During a DEQ informational meeting at Stafford Primary School on April 16, Steele echoed Parrish’s concerns in a prepared statement.

“It’s well understood that children have a lower tolerance than adults for the odors, dust and bio-aerosols that will be produced from such a composting facility,” Steele said. “These kids are the very definition of a sensitive population, and as such the DEQ has a legal obligation to protect the most sensitive among them. Let’s face it — in this particular case you’re the only ones who can.”


It’s that latter notion that Parrish hopes to prove wrong with this bill, although she admitted it might be a long shot.

Her bill would actually be an amendment to another already making its way through the legislative process. The other bill, Senate Bill 462A, already passed on the Senate side and was scheduled for a public hearing in the House Committee on Land Use today, May 9. Senate Bill 462A sets new rules for planned composting facilities, requiring applicants to hold a conference and public hearing before they can submit any land use applications that involve selling products and require a permit from DEQ.

Parrish's version of the bill would prohibit such facilities if they're close to a school.

"If it can get amended into the Senate bill, and the House decides to pass the Senate bill, then the Senate bill would have to go back to the Senate for concurrence," Parrish said. "Which I believe we could get over there."

From there, it would go on to Gov. John Kitzhaber for a signature. With an emergency clause attached, the bill would go into effect after 90 days, but Parrish is looking into the possibility of the law being enacted immediately after passing.

"At the end of the day, it's a long shot," Parrish said. "But I've also learned that the things you think aren't possible sometimes are." The three-page bill is simple in nature, and states that “the governing body of a county or its designee may not grant land use approval … to establish or modify a disposal site for composting if the site: a) is within 1,500 feet of a school; and b) requires a permit issued by the Department of Environmental Quality.”

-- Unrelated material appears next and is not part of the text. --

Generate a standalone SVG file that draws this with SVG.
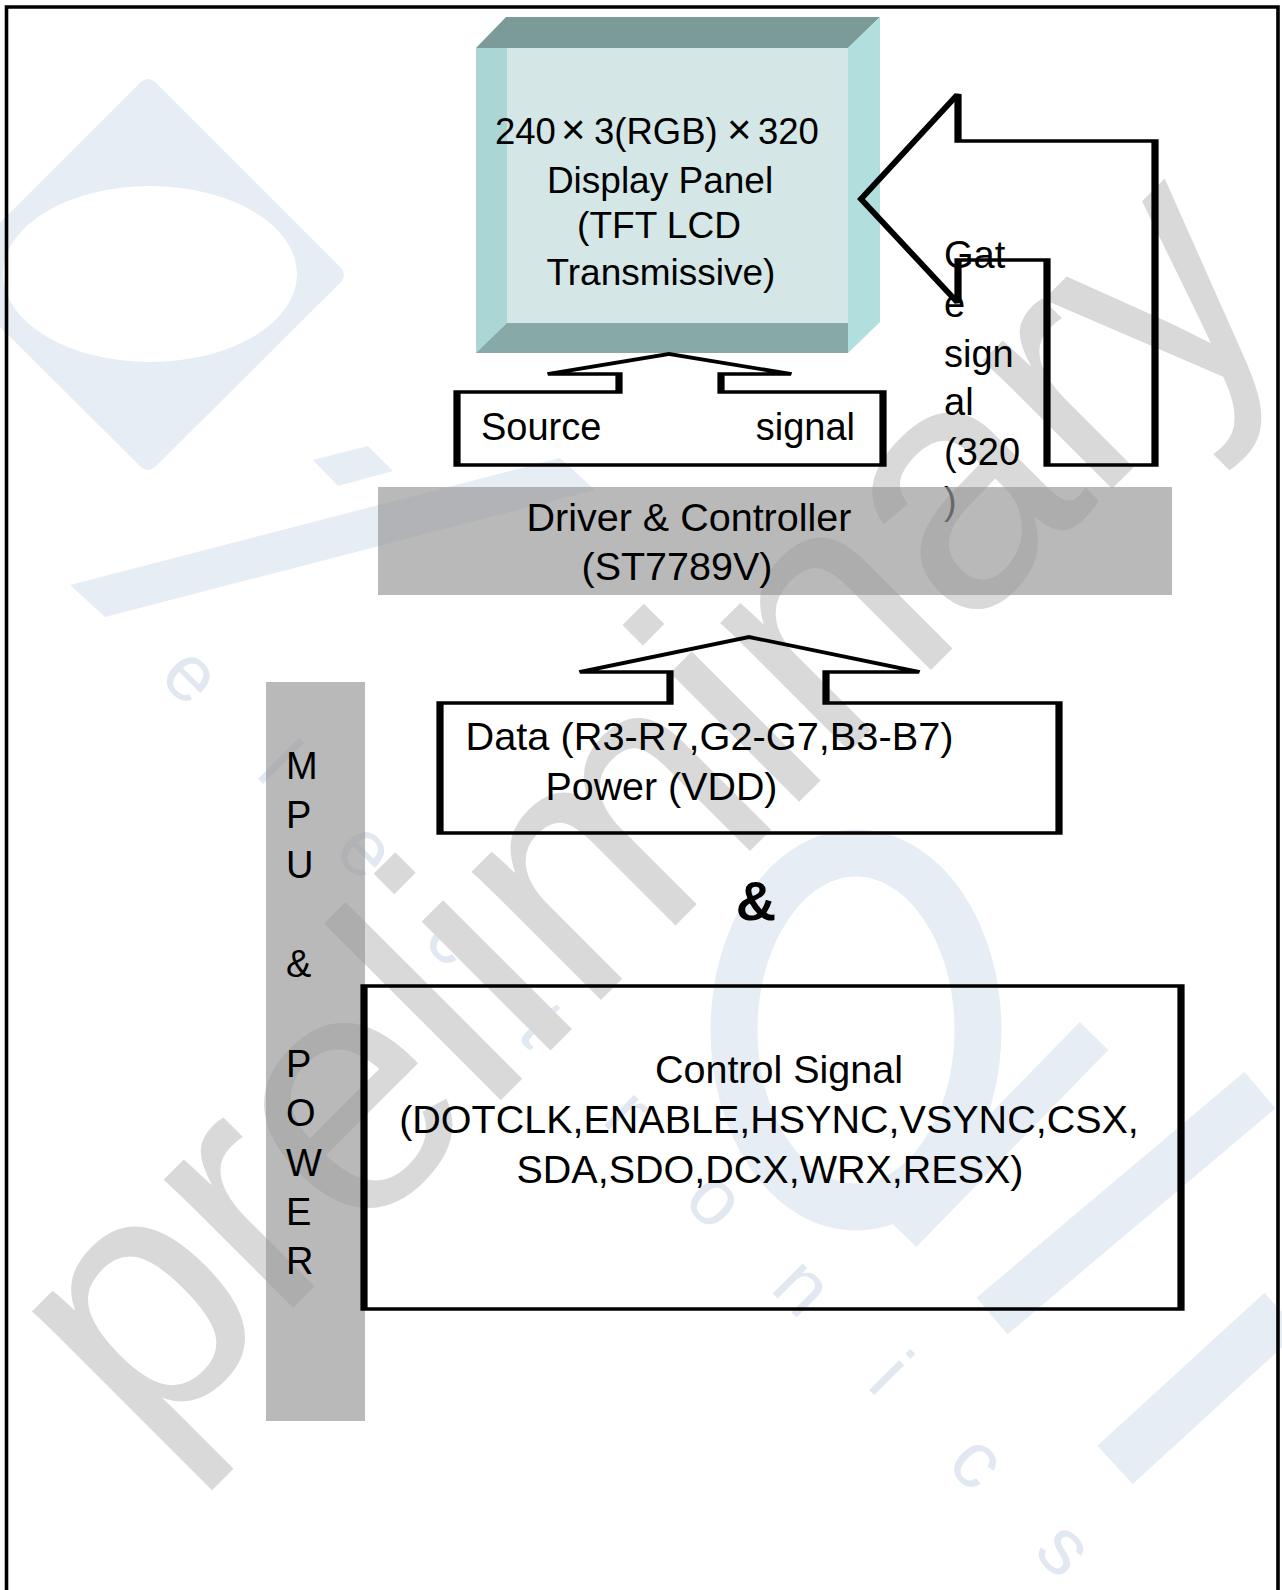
<svg xmlns="http://www.w3.org/2000/svg" width="1282" height="1590" viewBox="0 0 1282 1590">
<style>
.t{font-family:"Liberation Sans",Arial,sans-serif;fill:#000}
.sh{fill:none;stroke:#000;stroke-width:3.6;stroke-linejoin:miter}
.wm{fill:#e7edf5}
.bar{fill:#999;fill-opacity:0.684}
</style>
<rect width="1282" height="1590" fill="#fff"/>
<g id="watermark">
  <polygon class="wm" points="148,89 334,275 148,460 -38,275" stroke="#e7edf5" stroke-width="20" stroke-linejoin="round"/>
  <ellipse cx="150" cy="274" rx="147" ry="88" fill="#fff"/>
  <polygon class="wm" points="70,585 560,458 595,490 105,617"/>
  <polygon class="wm" points="313,460 368,446 393,471 338,486"/>
  <ellipse cx="856" cy="1030" rx="122" ry="177" fill="none" stroke="#e7edf5" stroke-width="47"/>
  <line x1="1094" y1="1036" x2="902" y2="1233" stroke="#e7edf5" stroke-width="40"/>
  <line x1="992" y1="1316" x2="1260" y2="1090" stroke="#e7edf5" stroke-width="48"/>
  <line x1="1115" y1="1465" x2="1282" y2="1312" stroke="#e7edf5" stroke-width="52"/>
  <text class="t" transform="translate(188,679) rotate(45)" y="21" x="0 123.5 247 370.5 494 617.5 741 864.5 988 1111.5 1235" text-anchor="middle" font-size="80" style="fill:#e2e8f2">electronics</text>
  <text class="t" transform="translate(145,1456) rotate(-45)" font-size="345" textLength="1625" lengthAdjust="spacing" style="fill:#d9d9d9">preliminary</text>
</g>
<path id="frame" d="M6.5,1590 V7 H1278 V1590" fill="none" stroke="#000" stroke-width="3.6"/>
<g id="panel">
  <rect x="476" y="48" width="372" height="305" fill="#d4e6e6"/>
  <polygon points="476,48 506,17 880,17 848,48" fill="#7b9b99"/>
  <polygon points="848,48 880,17 880,322 848,353" fill="#b0dfdd"/>
  <polygon points="476,48 507,48 507,323 476,353" fill="#aad6d5"/>
  <polygon points="476,353 507,323 848,323 848,353" fill="#87aaa9"/>
  <text class="t" font-size="36.5"><tspan x="495" y="144">240</tspan><tspan x="561" y="144" font-size="42">×</tspan><tspan x="594" y="144">3(RGB)</tspan><tspan x="727" y="144" font-size="42">×</tspan><tspan x="758" y="144">320</tspan></text>
  <text class="t" font-size="37" text-anchor="middle"><tspan x="660" y="193">Display Panel</tspan><tspan x="659" y="238">(TFT LCD</tspan><tspan x="661" y="285">Transmissive)</tspan></text>
</g>
<g id="connectors">
  <g id="source-signal">
    <path class="sh" transform="scale(2 1)" d="M228.5,392 H309.5 V374 H274 L334.5,354 L395.5,374 H360.5 V392 H441.5 V465 H228.5 Z"/>
    <text class="t" x="481" y="440" font-size="38">Source</text>
    <text class="t" x="855" y="440" font-size="38" text-anchor="end">signal</text>
  </g>
  <g id="gate-signal">
    <path class="sh" transform="scale(2 1)" d="M430.5,199 L479,94 V141 H577.5 V465 H523.5 V260 H479 V303 Z"/>
    <text class="t" font-size="38"><tspan x="944" y="268">Gat</tspan><tspan x="944" y="317">e</tspan><tspan x="944" y="367">sign</tspan><tspan x="944" y="415">al</tspan><tspan x="944" y="465">(320</tspan><tspan x="944" y="514">)</tspan></text>
  </g>
  <g id="data-power">
    <path class="sh" transform="scale(2 1)" d="M220,703 H335 V672 H290 L374.5,637 L459.5,672 H413 V703 H529.5 V833 H220 Z"/>
    <text class="t" x="465.5" y="750" font-size="39.5" textLength="488" lengthAdjust="spacingAndGlyphs">Data (R3-R7,G2-G7,B3-B7)</text>
    <text class="t" x="545.5" y="800" font-size="39.5" textLength="232" lengthAdjust="spacingAndGlyphs">Power (VDD)</text>
  </g>
</g>
<g id="driver">
  <rect class="bar" x="378" y="487" width="794" height="108"/>
  <text class="t" font-size="39.5" text-anchor="middle"><tspan x="689" y="531">Driver &amp; Controller</tspan><tspan x="677" y="580">(ST7789V)</tspan></text>
</g>
<g id="mpu-power">
  <rect class="bar" x="266" y="682" width="99" height="739"/>
  <text class="t" font-size="38"><tspan x="286" y="779">M</tspan><tspan x="286" y="828">P</tspan><tspan x="286" y="878">U</tspan><tspan x="286" y="977">&amp;</tspan><tspan x="286" y="1077">P</tspan><tspan x="286" y="1126">O</tspan><tspan x="286" y="1176">W</tspan><tspan x="286" y="1225">E</tspan><tspan x="286" y="1274">R</tspan></text>
</g>
<g id="and">
  <text class="t" x="756" y="920" font-size="56" font-weight="bold" text-anchor="middle">&amp;</text>
</g>
<g id="control-signal">
  <path class="sh" transform="scale(2 1)" d="M182,986 H590.5 V1309 H182 Z"/>
  <text class="t" font-size="39.5" text-anchor="middle"><tspan x="779" y="1083">Control Signal</tspan><tspan x="769" y="1133">(DOTCLK,ENABLE,HSYNC,VSYNC,CSX,</tspan><tspan x="770" y="1183">SDA,SDO,DCX,WRX,RESX)</tspan></text>
</g>
</svg>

Under those statutes, S&H would be in clear violation with this project. When asked about the bill on Monday, S&H spokesman Will Gehr said he was unaware of the proposed bill and had no comment.

West Linn-Wilsonville School District Director of Operations Tim Woodley also had not heard about Parrish's bill on Monday, and thus also declined to comment on the bill.

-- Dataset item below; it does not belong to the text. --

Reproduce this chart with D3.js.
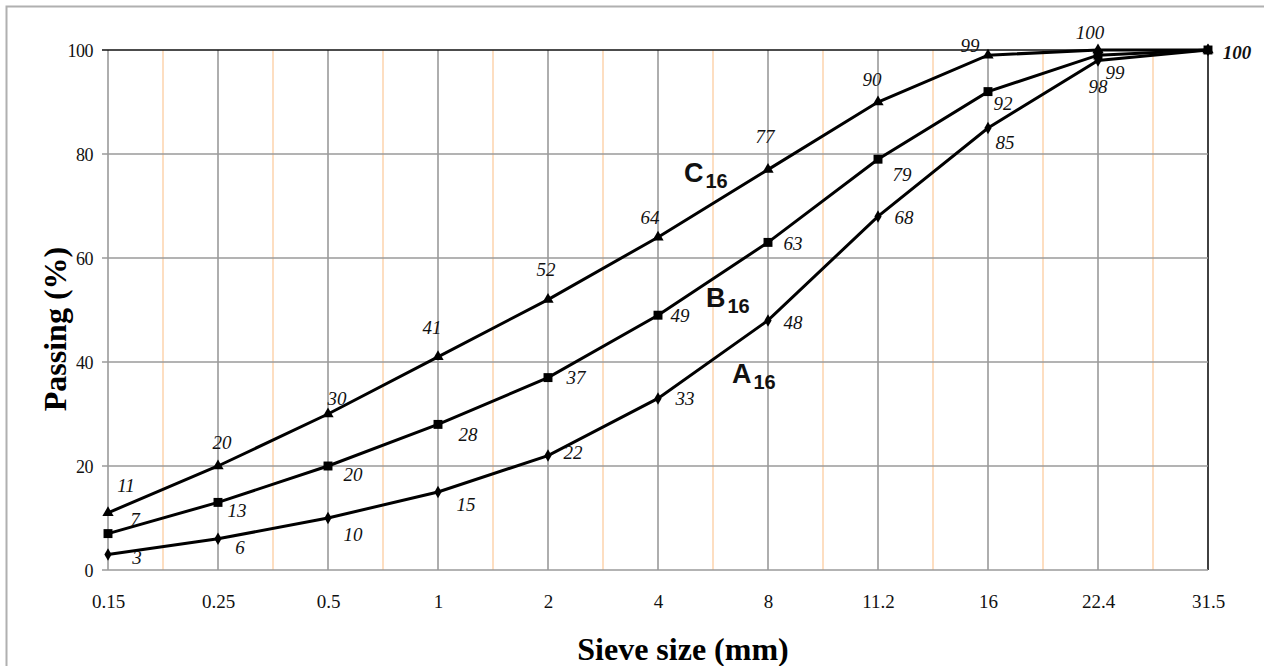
<!DOCTYPE html>
<html>
<head>
<meta charset="utf-8">
<script src="https://cdn.jsdelivr.net/npm/d3@7"></script>
<style>
  body { margin: 0; background: #fff; }
</style>
</head>
<body>
<div id="chart"></div>
<script>
var width = 1264;
var height = 666;
var SERIF = "Liberation Serif, Times New Roman, serif";
var SANS = "Liberation Sans, Arial, sans-serif";

// sieve sizes and passing percentages
var sieves = ["0.15", "0.25", "0.5", "1", "2", "4", "8", "11.2", "16", "22.4", "31.5"];
var gradeA = [3, 6, 10, 15, 22, 33, 48, 68, 85, 98, 100];
var gradeB = [7, 13, 20, 28, 37, 49, 63, 79, 92, 99, 100];
var gradeC = [11, 20, 30, 41, 52, 64, 77, 90, 99, 100, 100];
var yTicks = [0, 20, 40, 60, 80, 100];

// label offsets next to each point (dx, dy), null = no label
var offA = [[29,3],[22,9],[25,16],[28,12],[25,-3],[27,0],[25,2],[26,1],[17,14],[0,26],null];
var offB = [[27,-14],[19,8],[25,8],[30,10],[28,0],[22,0],[25,1],[24,15],[15,12],[17,17],null];
var offC = [[18,-27],[4,-24],[9,-16],[-6,-29],[-2,-30],[-8,-20],[-3,-33],[-6,-23],[-18,-10],[-8,-18],[29,2]];

var svg = d3.select("#chart")
    .append("svg")
    .attr("width", width)
    .attr("height", height);

// outer frame
svg.append("rect")
    .attr("x", 6.5).attr("y", 6.5)
    .attr("width", width).attr("height", height)
    .attr("fill", "none")
    .attr("stroke", "#b0b0b0")
    .attr("stroke-width", 2);

var x = d3.scalePoint().domain(sieves).range([108, 1208]);
var y = d3.scaleLinear().domain([0, 100]).range([570, 50]);
var step = x.step();

// orange mid lines
svg.selectAll(".mid")
    .data(sieves.slice(0, -1))
    .enter().append("line")
    .attr("x1", function(d){ return x(d) + step / 2; })
    .attr("x2", function(d){ return x(d) + step / 2; })
    .attr("y1", y(0)).attr("y2", y(100))
    .attr("stroke", "#fdd3ad")
    .attr("stroke-width", 1.5);

// vertical grid
svg.selectAll(".vgrid")
    .data(sieves)
    .enter().append("line")
    .attr("x1", function(d){ return x(d); })
    .attr("x2", function(d){ return x(d); })
    .attr("y1", y(0)).attr("y2", y(100))
    .attr("stroke", function(d, i){ return i == sieves.length - 1 ? "#111" : "#9a9a9a"; })
    .attr("stroke-width", 1.6);

// horizontal grid
svg.selectAll(".hgrid")
    .data(yTicks)
    .enter().append("line")
    .attr("x1", 102).attr("x2", 1208)
    .attr("y1", function(d){ return y(d); })
    .attr("y2", function(d){ return y(d); })
    .attr("stroke", function(d){ return d == 100 ? "#111" : "#9a9a9a"; })
    .attr("stroke-width", 1.6);

// axis tick labels
var yAxis = d3.axisLeft(y).tickValues(yTicks).tickSize(0).tickPadding(0);
var gy = svg.append("g").attr("transform", "translate(93,0)").call(yAxis);
gy.select(".domain").remove();
gy.selectAll("text")
    .attr("font-size", 18)
    .attr("font-family", SERIF)
    .attr("letter-spacing", -0.5)
    .attr("fill", "#111")
    .attr("dy", "0.35em");

var xAxis = d3.axisBottom(x).tickSize(0).tickPadding(0);
var gx = svg.append("g").attr("transform", "translate(0,594)").call(xAxis);
gx.select(".domain").remove();
gx.selectAll("text")
    .attr("font-size", 19)
    .attr("font-family", SERIF)
    .attr("fill", "#111");

// titles
svg.append("text")
    .attr("x", 683).attr("y", 660)
    .attr("text-anchor", "middle")
    .attr("font-family", SERIF)
    .attr("font-size", 32)
    .attr("font-weight", "bold")
    .text("Sieve size (mm)");

svg.append("text")
    .attr("transform", "translate(66,329) rotate(-90)")
    .attr("text-anchor", "middle")
    .attr("font-family", SERIF)
    .attr("font-size", 32)
    .attr("font-weight", "bold")
    .text("Passing (%)");

var line = d3.line()
    .x(function(d, i){ return x(sieves[i]); })
    .y(function(d){ return y(d); });

var series = [
    { vals: gradeA, offs: offA, shape: d3.symbolDiamond, size: 45 },
    { vals: gradeB, offs: offB, shape: d3.symbolSquare, size: 80 },
    { vals: gradeC, offs: offC, shape: d3.symbolTriangle, size: 55 }
];

series.forEach(function(s){
    svg.append("path")
        .datum(s.vals)
        .attr("d", line)
        .attr("fill", "none")
        .attr("stroke", "#000")
        .attr("stroke-width", 3);

    svg.selectAll(null)
        .data(s.vals)
        .enter().append("path")
        .attr("d", d3.symbol().type(s.shape).size(s.size))
        .attr("transform", function(d, i){ return "translate(" + x(sieves[i]) + "," + y(d) + ")"; })
        .attr("fill", "#000");

    svg.selectAll(null)
        .data(s.vals)
        .enter().filter(function(d, i){ return s.offs[i] != null; })
        .append("text")
        .attr("x", function(d, i){ return x(sieves[i]) + s.offs[i][0]; })
        .attr("y", function(d, i){ return y(d) + s.offs[i][1]; })
        .attr("dy", "0.35em")
        .attr("text-anchor", "middle")
        .attr("font-family", SERIF)
        .attr("font-size", 19)
        .attr("font-style", "italic")
        .attr("font-weight", function(d, i){ return i == 10 ? "bold" : "normal"; })
        .attr("fill", "#111")
        .text(function(d){ return d; });
});

// curve names
var names = [
    { letter: "C", x: 684, y: 182 },
    { letter: "B", x: 706, y: 307 },
    { letter: "A", x: 732, y: 383 }
];
names.forEach(function(n){
    var t = svg.append("text")
        .attr("x", n.x).attr("y", n.y)
        .attr("font-family", SANS)
        .attr("font-weight", "bold")
        .attr("font-size", 27)
        .attr("fill", "#111");
    t.append("tspan").text(n.letter);
    t.append("tspan").attr("font-size", 20).attr("dx", 2).attr("dy", 6).text("16");
});
</script>
</body>
</html>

"We're on record that this may not be the best idea for various reasons," Woodley said of the proposed facility. "Any help the district, the parents, the students could get would be useful."

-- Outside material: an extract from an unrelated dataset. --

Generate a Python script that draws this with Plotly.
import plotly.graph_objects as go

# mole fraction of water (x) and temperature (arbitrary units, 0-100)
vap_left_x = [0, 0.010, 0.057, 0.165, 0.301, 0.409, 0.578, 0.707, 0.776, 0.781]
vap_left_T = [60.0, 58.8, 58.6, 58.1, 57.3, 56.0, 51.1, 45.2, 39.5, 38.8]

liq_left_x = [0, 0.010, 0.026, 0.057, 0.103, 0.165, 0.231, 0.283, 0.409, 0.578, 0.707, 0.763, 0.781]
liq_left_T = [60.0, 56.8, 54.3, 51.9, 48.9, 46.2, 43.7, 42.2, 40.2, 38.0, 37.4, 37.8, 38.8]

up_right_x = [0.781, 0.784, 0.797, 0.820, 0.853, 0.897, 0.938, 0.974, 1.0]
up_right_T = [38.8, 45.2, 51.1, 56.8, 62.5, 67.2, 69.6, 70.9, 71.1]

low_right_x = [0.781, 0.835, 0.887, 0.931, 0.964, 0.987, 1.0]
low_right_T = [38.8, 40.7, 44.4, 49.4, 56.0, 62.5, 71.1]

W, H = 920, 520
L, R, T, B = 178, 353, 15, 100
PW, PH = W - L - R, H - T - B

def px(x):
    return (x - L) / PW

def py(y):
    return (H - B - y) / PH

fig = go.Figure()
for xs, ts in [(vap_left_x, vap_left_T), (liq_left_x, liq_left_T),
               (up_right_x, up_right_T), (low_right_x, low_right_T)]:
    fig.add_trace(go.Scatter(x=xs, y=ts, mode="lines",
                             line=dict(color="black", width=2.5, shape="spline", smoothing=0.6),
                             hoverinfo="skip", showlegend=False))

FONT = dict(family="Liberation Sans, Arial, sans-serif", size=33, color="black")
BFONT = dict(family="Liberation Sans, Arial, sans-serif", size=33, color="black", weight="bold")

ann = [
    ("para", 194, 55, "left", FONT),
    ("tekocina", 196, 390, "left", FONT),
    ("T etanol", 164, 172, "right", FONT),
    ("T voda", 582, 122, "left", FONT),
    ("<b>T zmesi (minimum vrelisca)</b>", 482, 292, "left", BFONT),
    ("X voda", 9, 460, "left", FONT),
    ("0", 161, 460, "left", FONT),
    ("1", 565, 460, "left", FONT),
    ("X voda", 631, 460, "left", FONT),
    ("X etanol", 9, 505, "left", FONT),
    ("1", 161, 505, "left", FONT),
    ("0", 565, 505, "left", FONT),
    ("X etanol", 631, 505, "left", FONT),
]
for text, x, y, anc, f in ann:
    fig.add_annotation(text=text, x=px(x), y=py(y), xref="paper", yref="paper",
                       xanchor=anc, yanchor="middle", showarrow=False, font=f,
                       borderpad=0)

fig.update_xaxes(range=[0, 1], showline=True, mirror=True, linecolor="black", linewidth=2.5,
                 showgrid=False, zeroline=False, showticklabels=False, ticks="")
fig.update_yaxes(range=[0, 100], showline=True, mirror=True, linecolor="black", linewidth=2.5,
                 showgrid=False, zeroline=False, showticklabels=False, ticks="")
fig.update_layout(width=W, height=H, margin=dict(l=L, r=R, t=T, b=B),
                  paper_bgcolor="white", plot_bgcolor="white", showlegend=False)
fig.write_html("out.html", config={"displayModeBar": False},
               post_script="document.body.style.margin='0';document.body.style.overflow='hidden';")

The S&H project has three phases. At first, the compost facility would sit on the south side of the site, with mining happening in the north portion of the property — closest to Athey Creek Middle School and Stafford Primary School. At some point, those uses would swap, with composting moving to the north end of the property and mining switching to the south.

The last phase of the project involves reclamation and redevelopment of the land. S&H plans to eventually sell the property for commercial or residential redevelopment.

Aside from the safety of students, residents have also expressed concerns about the noise and traffic emanating from the site.

"For the sheer amount of emails I've received from community members," Parrish said, "there's not one person other than the folks at S&H who want this thing to be built in Stafford."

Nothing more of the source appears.